Because the Bills ate shit just before the gun last night, you can do the advanced form of armchair coaching that I enjoy, where you agree with the decision to go for it but—say it with me—you didn’t like the play call. Sure, a QB sneak is almost always the right move in short yardage, but the reason the Bills were facing fourth-and-nothing in the first place was because Allen had just done an Elway-style helicopter reaching for the yard marker on the previous play. He was probably a little tired, which I’ll now definitively proclaim as the reason why he was sluggish after the snap on that last meaningful play, causing him to slip on the turf and also giving the Titans defensive line enough time to seal up every gap like they were about to throw a block party in the end zone.

Meanwhile, Mike Vrabel executed some quality fuckups of his own during the endgame. He kept all of his timeouts in the holster all the way up that final play, leaving the Titans offense no time at all to answer if Buffalo had kicked a field goal to tie or, as it seemed more likely on a night where the Bills tallied over 400 yards of offense and nearly doubled up the Titans on first downs, scored a TD and took the lead outright. It’s the same mistake Bill Belichick made in the Super Bowl against the Seahawks six years ago, only to watch Malcolm Butler bail his ass out for a title. You can be a shithead and re-imagine Belichick’s fuckup as some kind of masterstroke. Or you can believe, as I do, that the greatest coach of all time can still occasionally be a strategic moron. Somewhere out there, two people of no consequence are drunk and re-litigating this argument as we speak.

But if you take away anything from last night—apart from HOLY SHIT THAT WAS FUCKING AWESOME—it’s that these big decisions aren’t always as vital as people like you and me might think them to be.

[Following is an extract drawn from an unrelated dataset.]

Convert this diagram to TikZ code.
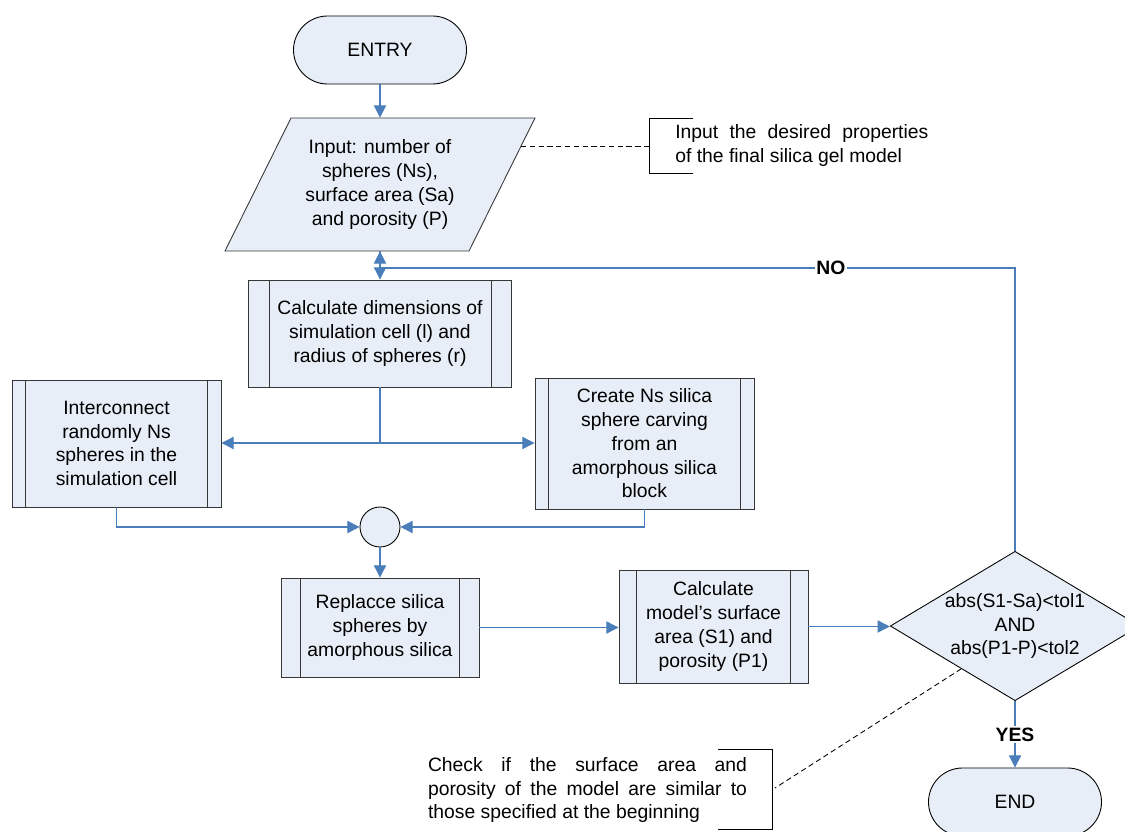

A coach can push the percentages a few points in either direction with his decision-making, but ultimately that's all just table setting. The part that matters, the part that's fun, is up to the players. It didn't matter what Belichick decided, or even what the MENSA duo of Darrell Bevell and Pete Carroll decided at the end of that particular Super Bowl. All that mattered in the biggest moment of the game was that Butler made the play of his life. And all that mattered last night was that Titans’ DT Jeffery Simmons made ghosts of the Bills O-line interior and shoved Allen back into middle school.

"We know if the quarterback come under the center like that, we anticipate sneak. That was the play I thought they were gonna run and they did," Simmons told reporters after the game. "I was inside of the tackle, got my head on the tackle, quarterback right there, he tried to get low. Just put my big arms around him, he can't move so, he was short."

It’s easy to lay it all on coaches. They’re annoying, stupid people. Also, your mind naturally gravitates toward simple hypothetical solutions. If the Bills kick the field goal, they probably win that game in overtime. Or what if they had run play action on that fourth down? The Titans would have been paralyzed. Etc., etc. These are, superficially speaking, easy decisions to make. They’re decisions YOU could make. You’re not a big strong NFL player. But you are a caustic dipshit who can bark orders into a headset. It’d be easy for you to handle that endgame capably. I know that’s how I always think of it.

But all of those sliding doors are ultimately a boring distraction. The Titans deserved to win that game last night, and win it they did. Best of all, McDermott’s and Vrabel’s collective decision-making gave Tennessee’s defense a chance to finish off the game in the most thrilling possible fashion. I’m HAPPY those guys mismanaged their game plans in that exact way, because it demanded that the Titans pull a rabbit out of their ass and make the best play they possibly could, at the best time to make it. And they did.